If you are against the text serialization and really want a struct, then do it like most network protocols do with "host to network" when sending and "network to host" when receiving for all fields within the struct. The idea is that all senders no matter what endianness they are always translate to network (big-endian I forget which is which). Then all receivers translate to whatever they are (might also be big-endian which is no change).
There are apis already for this. They are ntohs (network to host short for 16-bit fields) and ntohl (32-bit fields). Then of course htons and htonl.

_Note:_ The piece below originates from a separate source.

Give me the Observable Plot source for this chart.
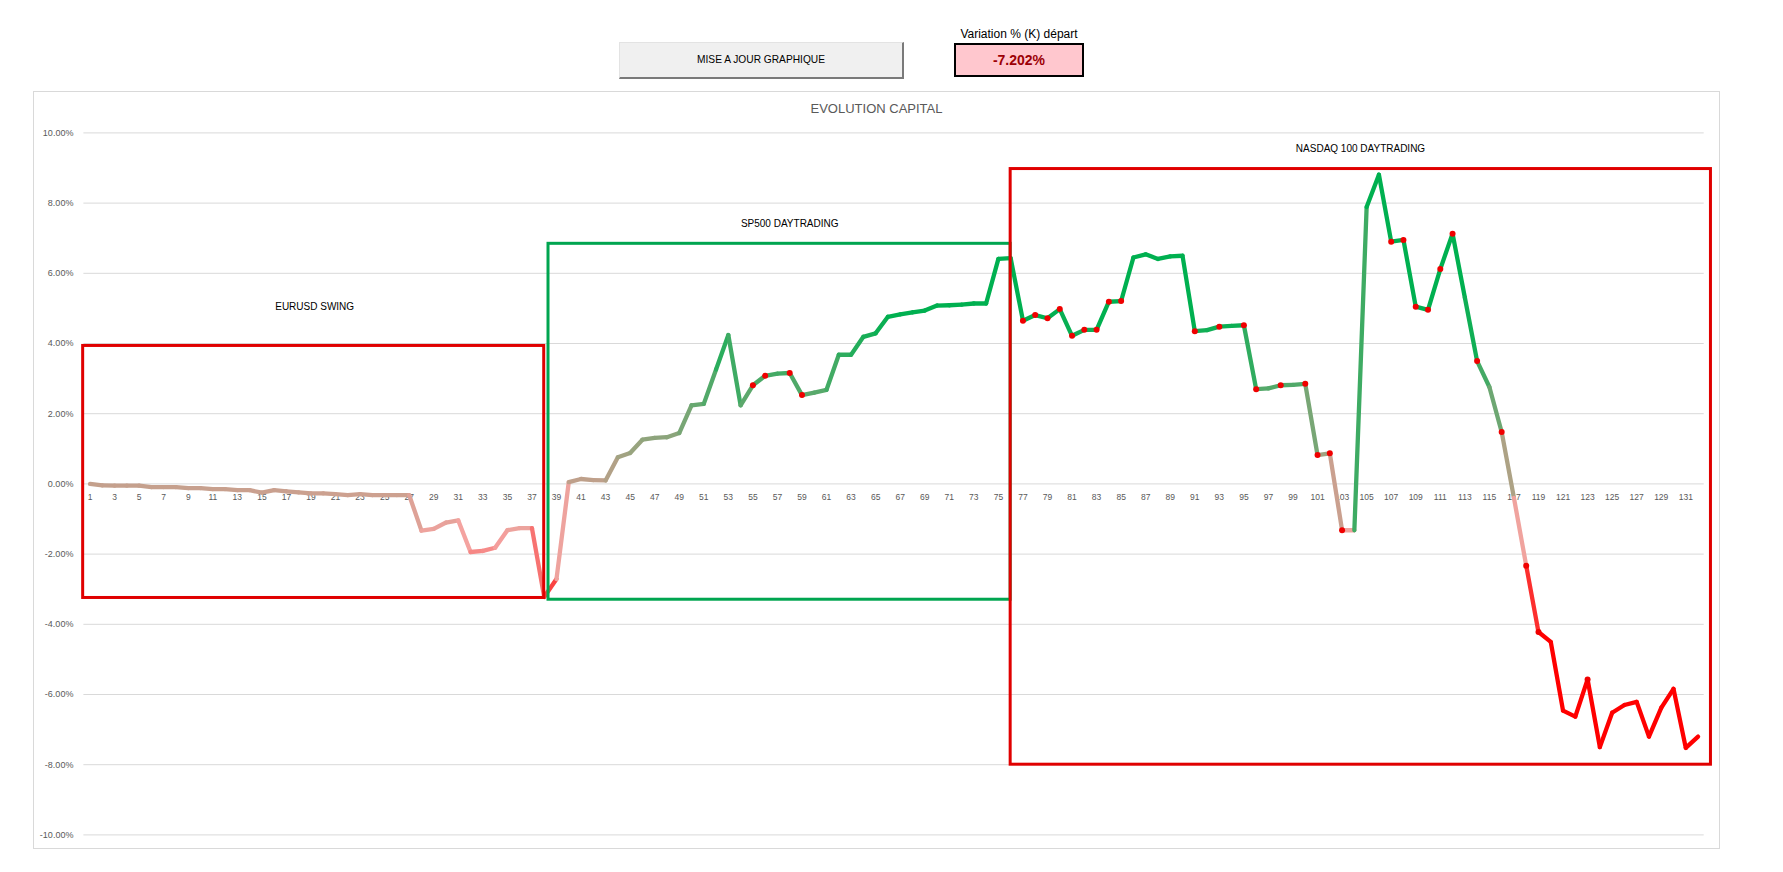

So for a struct like this:
typedef struct
{
unsigned char stuff1;
unsigned char stuff2;
unsigned short stuff3;
unsigned int stuff4;
}tFoo;
The sending code would do something like:
tFoo to_send;
to_send.stuff1 = local_stuff1;
to_send.stuff2 = local_stuff2;
to_send.stuff3 = htons(local_stuff3);
to_send.stuff4 = htonl(local_stuff4);
The receiving code would do something like:
local_stuff3 = ntohs(from.stuff3);
local_stuff4 = ntohl(from.stuff4);
Note that packing/alignment matters of the struct. You have to be weary of alignment which isn't always the same from compiler to compiler and even for the same compiler on different cpu architectures. It can even change for the datatypes themselves (an int may not be the same size from arch to arch). I attempted to demonstrate that a bit with the first two 8-bit chars, followed by a 16-bit and a 32-bit for a total of 8 bytes. You have to be certain that when you port to a different compiler/arch that you are indeed getting the correct packing/size.
For that reason most people choose serialization and probably why most people of answered with that. It is the least error prone.
Good luck.